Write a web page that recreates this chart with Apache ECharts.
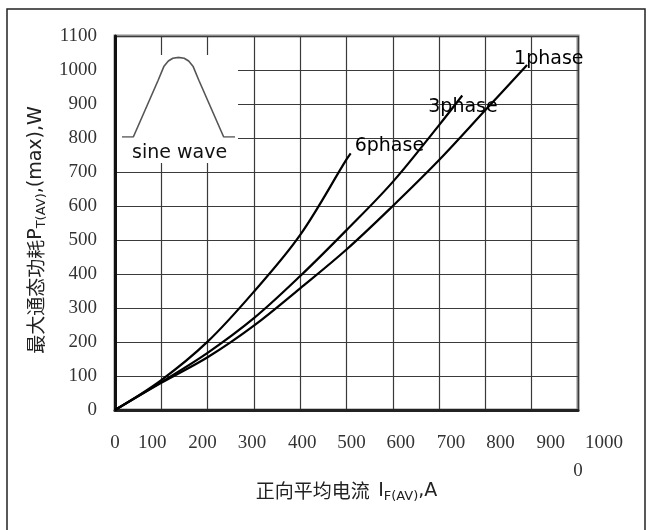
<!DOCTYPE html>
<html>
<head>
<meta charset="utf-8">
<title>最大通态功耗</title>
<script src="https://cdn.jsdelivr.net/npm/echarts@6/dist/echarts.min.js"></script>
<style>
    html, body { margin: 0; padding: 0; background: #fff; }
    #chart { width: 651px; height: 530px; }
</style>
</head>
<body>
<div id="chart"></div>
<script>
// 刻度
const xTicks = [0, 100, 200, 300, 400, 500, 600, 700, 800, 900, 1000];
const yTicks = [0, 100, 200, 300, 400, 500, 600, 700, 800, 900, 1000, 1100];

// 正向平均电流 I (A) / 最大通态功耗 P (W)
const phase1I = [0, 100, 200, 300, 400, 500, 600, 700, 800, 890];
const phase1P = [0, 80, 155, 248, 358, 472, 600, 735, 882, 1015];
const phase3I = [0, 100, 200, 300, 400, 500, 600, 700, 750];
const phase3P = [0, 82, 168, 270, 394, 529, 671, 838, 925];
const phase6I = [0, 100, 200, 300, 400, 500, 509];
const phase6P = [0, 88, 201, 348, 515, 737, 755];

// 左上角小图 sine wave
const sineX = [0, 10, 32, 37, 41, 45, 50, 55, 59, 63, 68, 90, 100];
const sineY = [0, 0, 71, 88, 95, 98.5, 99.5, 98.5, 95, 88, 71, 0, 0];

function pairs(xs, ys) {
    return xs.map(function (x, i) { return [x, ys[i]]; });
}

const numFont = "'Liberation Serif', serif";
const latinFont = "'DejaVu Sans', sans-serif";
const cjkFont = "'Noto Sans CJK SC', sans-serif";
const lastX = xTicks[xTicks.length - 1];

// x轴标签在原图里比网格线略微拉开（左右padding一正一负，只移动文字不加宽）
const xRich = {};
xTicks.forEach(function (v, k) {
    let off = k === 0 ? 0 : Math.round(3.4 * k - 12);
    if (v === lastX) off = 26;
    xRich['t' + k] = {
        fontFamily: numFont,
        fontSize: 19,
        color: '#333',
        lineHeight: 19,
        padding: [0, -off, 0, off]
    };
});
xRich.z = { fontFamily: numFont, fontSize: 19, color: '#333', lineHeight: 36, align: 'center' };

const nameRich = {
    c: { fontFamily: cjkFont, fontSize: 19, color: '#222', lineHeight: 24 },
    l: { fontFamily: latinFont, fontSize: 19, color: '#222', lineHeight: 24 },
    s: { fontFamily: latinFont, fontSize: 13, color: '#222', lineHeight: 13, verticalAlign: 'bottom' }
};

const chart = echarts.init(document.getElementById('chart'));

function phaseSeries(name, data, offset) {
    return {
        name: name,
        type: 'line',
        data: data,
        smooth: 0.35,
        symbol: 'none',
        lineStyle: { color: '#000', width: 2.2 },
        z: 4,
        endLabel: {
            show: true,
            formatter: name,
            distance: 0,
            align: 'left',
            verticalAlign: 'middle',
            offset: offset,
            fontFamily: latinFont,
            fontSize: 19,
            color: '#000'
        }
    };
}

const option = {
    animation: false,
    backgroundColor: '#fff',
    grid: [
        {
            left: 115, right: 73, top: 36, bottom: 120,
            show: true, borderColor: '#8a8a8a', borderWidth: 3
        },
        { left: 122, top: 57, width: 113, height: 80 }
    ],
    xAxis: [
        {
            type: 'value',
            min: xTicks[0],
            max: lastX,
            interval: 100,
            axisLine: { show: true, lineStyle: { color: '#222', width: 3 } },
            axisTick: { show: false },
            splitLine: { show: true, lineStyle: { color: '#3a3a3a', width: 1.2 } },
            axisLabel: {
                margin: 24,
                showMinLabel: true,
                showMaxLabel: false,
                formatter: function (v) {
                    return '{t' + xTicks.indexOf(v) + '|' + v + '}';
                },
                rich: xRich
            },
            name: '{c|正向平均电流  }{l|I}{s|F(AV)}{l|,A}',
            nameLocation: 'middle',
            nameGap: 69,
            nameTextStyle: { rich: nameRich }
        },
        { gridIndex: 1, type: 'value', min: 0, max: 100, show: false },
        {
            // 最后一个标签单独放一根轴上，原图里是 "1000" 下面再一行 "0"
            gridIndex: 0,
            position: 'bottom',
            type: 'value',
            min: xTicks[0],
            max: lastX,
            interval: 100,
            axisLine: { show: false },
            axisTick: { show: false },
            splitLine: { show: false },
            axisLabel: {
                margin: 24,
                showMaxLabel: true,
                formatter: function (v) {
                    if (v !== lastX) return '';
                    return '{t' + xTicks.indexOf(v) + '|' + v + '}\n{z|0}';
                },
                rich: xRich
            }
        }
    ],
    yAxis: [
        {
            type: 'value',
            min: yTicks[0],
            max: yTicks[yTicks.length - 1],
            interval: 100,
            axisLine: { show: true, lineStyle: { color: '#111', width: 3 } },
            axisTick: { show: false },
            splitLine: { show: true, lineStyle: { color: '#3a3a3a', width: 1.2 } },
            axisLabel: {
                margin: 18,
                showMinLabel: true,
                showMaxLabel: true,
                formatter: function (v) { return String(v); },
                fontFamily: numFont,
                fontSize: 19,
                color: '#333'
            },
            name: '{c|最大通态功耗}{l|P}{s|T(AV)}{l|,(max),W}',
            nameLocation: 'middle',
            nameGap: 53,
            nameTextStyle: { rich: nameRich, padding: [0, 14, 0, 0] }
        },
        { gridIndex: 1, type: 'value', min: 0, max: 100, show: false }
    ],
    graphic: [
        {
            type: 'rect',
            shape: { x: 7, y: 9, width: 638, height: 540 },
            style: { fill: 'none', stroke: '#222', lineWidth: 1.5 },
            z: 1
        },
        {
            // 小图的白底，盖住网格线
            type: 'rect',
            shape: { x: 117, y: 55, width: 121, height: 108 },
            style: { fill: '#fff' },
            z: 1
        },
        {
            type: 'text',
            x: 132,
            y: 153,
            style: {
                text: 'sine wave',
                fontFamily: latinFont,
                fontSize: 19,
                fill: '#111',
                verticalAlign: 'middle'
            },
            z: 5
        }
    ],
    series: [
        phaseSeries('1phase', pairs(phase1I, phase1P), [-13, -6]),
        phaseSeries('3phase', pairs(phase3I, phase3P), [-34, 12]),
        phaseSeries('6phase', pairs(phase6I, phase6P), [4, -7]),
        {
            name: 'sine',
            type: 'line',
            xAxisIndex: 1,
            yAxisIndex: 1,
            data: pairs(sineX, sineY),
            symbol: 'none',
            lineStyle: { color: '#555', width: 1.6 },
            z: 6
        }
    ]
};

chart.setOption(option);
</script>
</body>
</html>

----

### The exercise
Only the lines from the top of the data through the line with "const phase6P = [0, 88, 201, 348, 515, 737, 755];" should be quoted, exactly and with both ends kept; skip the pictures.

### Response for this exercise
Write a web page that recreates this chart with Apache ECharts.
<!DOCTYPE html>
<html>
<head>
<meta charset="utf-8">
<title>最大通态功耗</title>
<script src="https://cdn.jsdelivr.net/npm/echarts@6/dist/echarts.min.js"></script>
<style>
    html, body { margin: 0; padding: 0; background: #fff; }
    #chart { width: 651px; height: 530px; }
</style>
</head>
<body>
<div id="chart"></div>
<script>
// 刻度
const xTicks = [0, 100, 200, 300, 400, 500, 600, 700, 800, 900, 1000];
const yTicks = [0, 100, 200, 300, 400, 500, 600, 700, 800, 900, 1000, 1100];

// 正向平均电流 I (A) / 最大通态功耗 P (W)
const phase1I = [0, 100, 200, 300, 400, 500, 600, 700, 800, 890];
const phase1P = [0, 80, 155, 248, 358, 472, 600, 735, 882, 1015];
const phase3I = [0, 100, 200, 300, 400, 500, 600, 700, 750];
const phase3P = [0, 82, 168, 270, 394, 529, 671, 838, 925];
const phase6I = [0, 100, 200, 300, 400, 500, 509];
const phase6P = [0, 88, 201, 348, 515, 737, 755];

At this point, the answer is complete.